I could just take these things away from him and close the door again, although there's no real way to baby-proof that particular cabinet. There's just one fatal flaw with this plan: doing so would make him scream. Today hasn't been a particularly bad day - or good, neutral really - but the idea of ruining the otherwise lovely mood of a content child has me edgy, so for now, I risk temporary blindness. Well, HIS temporary blindness. This has nothing to do with MY well-being.

On Sunday, our goober touched the stove. Let me be more specific: for the first time, he decided out of nowhere that it would be a REALLY GOOD IDEA to reach up and just kind of put a couple of fingers on that hot pan up there. Yeah, that one, with the food in it and the burner on underneath. It's funny how you can turn your back for all of three point four seconds, and during those few seconds a child can go from being across the room irritating your spouse to trying to singe off a couple layers of skin. This has never been a problem before, and I guess we weren't really ready for it, because afterwards, since neither of us actually saw him make physical contact with the pan, we kissed him and hugged him and told him it was okay, and then wondered for the next ten minutes why he was still flinging around his left hand and screaming for what seemed like no good reason. Does this make us bad parents? Probably, but I don't see anybody revoking my license - OH WAIT NOBODY GAVE ME ONE. That's the problem.

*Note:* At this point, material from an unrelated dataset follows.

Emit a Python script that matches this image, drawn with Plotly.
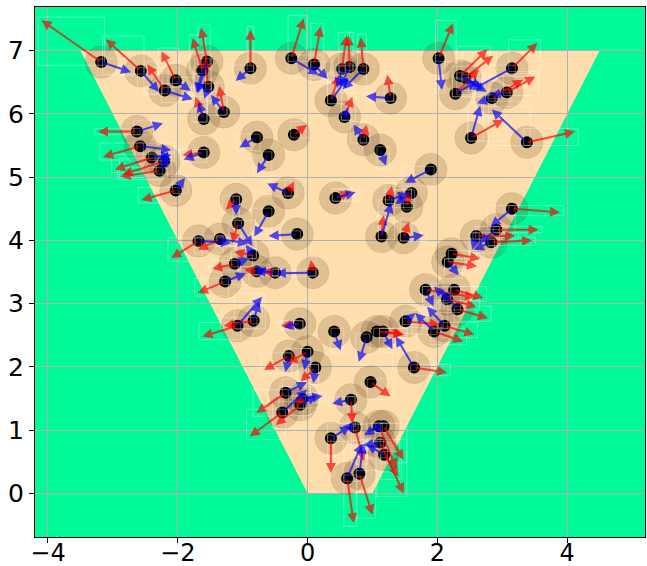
import math
import plotly.graph_objects as go

# Agent positions
pos_x = [-3.18, -2.57, -2.20, -2.03, -1.55, -1.62, -1.53, -1.60, -1.29, -0.88,
         -0.25, 0.10, 0.53, 0.65, 0.86, 0.36, 1.28, 0.57, 0.86, 1.12,
         1.90, 2.02, 2.35, 2.43, 2.28, 3.15, 3.07, 2.84, 2.52, 3.38,
         -2.63, -0.78, -0.21, -2.58, -2.40, -2.21, -2.28, -1.60, -0.60, -2.03,
         -1.10, -0.60, -0.30, 0.43, 1.25, 1.60, 1.53, 3.15, -1.07, -0.16,
         -1.68, -1.35, 1.14, 1.48, 2.91, 2.60, 2.83, -0.84, -1.12, -1.27,
         -0.78, -0.50, 0.08, 2.22, 2.16, 1.82, 2.26, 2.15, 2.31, -1.08,
         -0.83, -0.12, 0.41, 0.91, 1.07, 1.16, 1.51, 1.95, 2.11, -0.29,
         0.00, 0.12, 0.97, 1.64, -0.34, -0.08, -0.11, -0.39, 0.67, 0.73,
         0.36, 1.10, 1.17, 1.12, 1.18, 0.61, 0.80]
pos_y = [6.82, 6.68, 6.37, 6.53, 6.83, 6.69, 6.43, 5.92, 6.03, 6.72,
         6.88, 6.78, 6.71, 6.74, 6.71, 6.21, 6.25, 5.95, 5.59, 5.43,
         5.12, 6.88, 6.60, 6.57, 6.32, 6.72, 6.34, 6.25, 5.62, 5.55,
         5.72, 5.63, 5.67, 5.49, 5.31, 5.25, 5.10, 5.39, 5.35, 4.79,
         4.65, 4.46, 4.75, 4.67, 4.63, 4.75, 4.53, 4.50, 4.27, 4.10,
         3.99, 4.02, 4.06, 4.04, 4.17, 4.07, 3.97, 3.76, 3.63, 3.35,
         3.51, 3.49, 3.49, 3.79, 3.66, 3.22, 3.22, 3.07, 2.91, 2.65,
         2.73, 2.68, 2.56, 2.47, 2.56, 2.56, 2.72, 2.56, 2.65, 2.17,
         2.24, 1.99, 1.76, 1.99, 1.59, 1.49, 1.40, 1.28, 1.48, 1.04,
         0.87, 1.06, 1.06, 0.80, 0.61, 0.24, 0.31]

# Desired-direction vectors (red)
red_dx = [-0.92, -0.54, -0.27, -0.22, -0.09, -0.15, -0.05, -0.13, -0.07, 0.00,
          0.19, 0.10, 0.07, -0.02, -0.04, 0.12, -0.05, 0.12, 0.05, 0.04,
          0.06, 0.22, 0.42, 0.43, 0.36, 0.39, 0.44, 0.48, 0.50, 0.74,
          -0.60, 0.06, 0.20, -0.57, -0.57, -0.64, -0.60, -0.33, 0.05, -0.53,
          -0.16, 0.05, 0.09, 0.23, 0.05, 0.06, 0.02, 0.74, -0.09, 0.06,
          -0.42, -0.34, 0.03, 0.08, 0.65, 0.60, 0.63, -0.29, -0.35, -0.42,
          -0.20, -0.20, -0.03, 0.44, 0.45, 0.76, 0.45, 0.45, 0.47, -0.54,
          -0.46, -0.29, 0.05, 0.05, 0.40, 0.33, 0.53, 0.45, 0.46, -0.38,
          -0.31, -0.23, 0.31, 0.51, -0.45, -0.10, -0.38, -0.50, 0.02, 0.14,
          0.00, 0.27, 0.31, 0.36, 0.22, 0.10, 0.20]
red_dy = [0.66, 0.50, 0.41, 0.46, 0.53, 0.51, 0.45, 0.35, 0.41, 0.61,
          0.63, 0.60, 0.53, 0.50, 0.50, 0.40, 0.37, 0.32, 0.24, -0.08,
          -0.06, 0.55, 0.42, 0.35, 0.38, 0.40, 0.25, 0.29, 0.29, 0.17,
          0.00, 0.06, 0.16, -0.17, -0.19, -0.21, -0.09, -0.04, 0.06, -0.15,
          -0.17, 0.06, 0.18, 0.10, 0.23, 0.06, 0.25, -0.06, -0.31, 0.05,
          -0.27, -0.17, 0.34, 0.25, 0.00, 0.00, 0.03, 0.06, -0.08, -0.18,
          0.03, 0.02, 0.20, -0.08, -0.07, -0.12, -0.13, -0.12, -0.14, -0.17,
          -0.08, -0.03, 0.06, -0.06, -0.05, -0.05, -0.05, -0.16, -0.14, -0.22,
          -0.18, -0.22, -0.23, -0.08, -0.32, -0.10, -0.32, -0.38, -0.37, -0.53,
          -0.55, -0.67, -0.53, -0.80, -0.34, -0.71, -0.65]

# Velocity vectors (blue)
blue_dx = [0.46, 0.28, 0.43, 0.23, -0.14, -0.09, -0.06, -0.08, -0.20, -0.23,
           0.42, 0.21, -0.08, -0.15, -0.32, 0.26, -0.38, 0.05, -0.15, 0.09,
           -0.40, 0.05, 0.41, 0.25, 0.33, -0.62, -0.25, -0.23, 0.14, -0.54,
           0.40, -0.27, 0.05, 0.48, 0.30, 0.06, 0.14, -0.31, -0.18, 0.14,
           0.00, -0.22, -0.32, 0.31, 0.30, -0.25, 0.05, -0.33, 0.22, -0.44,
           0.50, 0.43, 0.15, 0.31, -0.27, -0.06, -0.27, -0.11, 0.22, 0.32,
           0.15, -0.30, -0.57, 0.06, 0.17, 0.12, -0.06, -0.20, -0.25, 0.38,
           0.08, -0.25, 0.10, -0.12, 0.06, 0.15, 0.15, -0.29, -0.27, -0.05,
           -0.05, -0.03, 0.05, -0.28, 0.33, 0.31, 0.25, 0.38, -0.29, -0.19,
           0.30, -0.23, -0.20, -0.26, -0.27, 0.23, 0.06]
blue_dy = [-0.16, -0.33, -0.14, -0.17, -0.50, -0.36, -0.19, 0.27, 0.27, -0.20,
           -0.26, -0.23, -0.30, -0.31, -0.32, 0.37, 0.03, 0.15, 0.24, -0.25,
           -0.21, -0.50, -0.25, -0.15, 0.20, -0.34, -0.05, -0.08, 0.51, 0.52,
           0.13, -0.16, 0.04, -0.06, 0.04, 0.16, 0.22, -0.11, -0.29, 0.20,
           -0.25, -0.40, 0.15, 0.09, 0.12, -0.18, 0.06, -0.28, -0.36, -0.03,
           -0.03, -0.07, 0.53, 0.04, -0.21, -0.22, -0.12, 0.17, 0.09, 0.13,
           0.05, 0.03, -0.01, -0.06, -0.21, -0.26, -0.06, 0.20, 0.30, 0.46,
           0.30, -0.05, -0.30, -0.39, 0.06, -0.28, 0.13, 0.29, 0.30, -0.25,
           -0.29, -0.25, 0.05, 0.49, 0.17, 0.05, 0.15, 0.36, -0.06, 0.02,
           0.19, -0.14, -0.05, -0.04, 0.16, 0.55, 0.48]

# Walkable corridor (trapezoid)
corridor_x = [0.0, 1.0, 4.5, -3.5]
corridor_y = [0.0, 0.0, 7.0, 7.0]

x_ticks = [-4, -2, 0, 2, 4]
y_ticks = [0, 1, 2, 3, 4, 5, 6, 7]

GREEN = "#00FA9A"
PEACH = "#FFDEAD"
RED = "rgba(255,0,0,0.68)"
BLUE = "rgba(0,0,255,0.68)"
AGENT_RADIUS = 0.25
MIN_ARROW = 0.09  # vectors shorter than this stay hidden under the agent dot

fig = go.Figure()

# personal-space discs
fig.add_trace(go.Scatter(
    x=pos_x, y=pos_y, mode="markers",
    marker=dict(size=2 * AGENT_RADIUS * 65, color="rgba(70,40,10,0.17)",
                line=dict(width=1, color="rgba(70,40,10,0.07)")),
    hoverinfo="skip", showlegend=False))

# agent centres
fig.add_trace(go.Scatter(
    x=pos_x, y=pos_y, mode="markers",
    marker=dict(size=12, color="black", line=dict(width=0)),
    hoverinfo="skip", showlegend=False))

shapes = []
path = "M " + " L ".join(f"{a},{b}" for a, b in zip(corridor_x, corridor_y)) + " Z"
shapes.append(dict(type="path", path=path, xref="x", yref="y",
                   fillcolor=PEACH, line=dict(width=0), layer="below"))

annotations = []
pad = 0.05
for vx, vy, col in ((red_dx, red_dy, RED), (blue_dx, blue_dy, BLUE)):
    for x0, y0, dx, dy in zip(pos_x, pos_y, vx, vy):
        if math.hypot(dx, dy) < MIN_ARROW:
            continue
        x1, y1 = x0 + dx, y0 + dy
        annotations.append(dict(
            x=x1, y=y1, ax=x0, ay=y0, xref="x", yref="y", axref="x", ayref="y",
            text="", showarrow=True, arrowhead=2, arrowsize=1, arrowwidth=2,
            arrowcolor=col, standoff=0, startstandoff=0))
        shapes.append(dict(
            type="rect", xref="x", yref="y",
            x0=min(x0, x1) - pad, x1=max(x0, x1) + pad,
            y0=min(y0, y1) - pad, y1=max(y0, y1) + pad,
            line=dict(width=1, color="rgba(255,255,255,0.3)"),
            fillcolor="rgba(0,0,0,0)", layer="above"))

fig.update_layout(
    width=647, height=566,
    margin=dict(l=35, r=2, t=7, b=29, autoexpand=False),
    paper_bgcolor="white", plot_bgcolor=GREEN,
    font=dict(family="DejaVu Sans", size=25, color="black"),
    shapes=shapes, annotations=annotations, showlegend=False)

axis_common = dict(showgrid=True, gridcolor="#b0b0b0", gridwidth=1,
                   zeroline=False, showline=True, mirror=True,
                   linecolor="black", linewidth=1, automargin=False,
                   ticks="outside", ticklen=5, tickwidth=1, tickcolor="black")
fig.update_xaxes(range=[-4.2, 5.2], tickvals=x_ticks,
                 ticktext=[str(v).replace("-", "\u2212") for v in x_ticks],
                 tickfont=dict(size=24), ticklabelstandoff=-11, **axis_common)
fig.update_yaxes(range=[-0.69, 7.69], tickvals=y_ticks,
                 ticktext=[str(v) for v in y_ticks], **axis_common)

fig.write_html("out.html")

So we took him to the emergency room about two hours later, after stuffing him with lunch and breakfast simultaneously because let's face it, we knew we'd be there a good three or four hours, and that meant no lunch for Gabe. We got baths, cleaned up, and almost made it out the door just over two hours after he had originally touched the pan. He had big red blisters on the pads of both the index and middle fingers of his left hand, and it pissed him off, naturally. We got there, waited a while in the ER, then got to go to something called "urgent care," which really means "we figure whatever you've got isn't going to kill you in the next day or so, so you can sit here and wait extra-long in an eight-by six room with no magazines or cell phone service and a bunch of things your kid can't touch so you'll be forced to listen to him scream during your hour and a half wait." So we sat. And waited. Why? So a nurse could come in right out of 1982 (well, his hair did, at least) and ask us what's wrong, so we could tell him exactly what we told the nurses up front, and then twenty minutes later a doctor could come in and tell us yeah, he burned his fingers, here's some cream you can put on that, but I'm too busy to do it so a nurse is going to come in after me to do all of the actual work, and oh yeah, she'll bring you the cream too. After being assaulted by three more nurses in fairly rapid succession, we escaped with our lives. Barely.

His fingers are looking better, now, and he isn't acting as though his fingers are causing him any real pain anymore. Which I suppose is progress, considering what could have gone wrong if he had maybe touched that pan a millisecond longer than what he did.

On the plus side, it turns out he's about 32" long and weighs 24 lbs 6 oz, so that's not bad at all, right?

Also, we've been doing so much work here at Mom's that we're not getting anything done in the places it needs to be done: say, for instance, the new apartment.

My paragraphs are getting shorter. I should stop.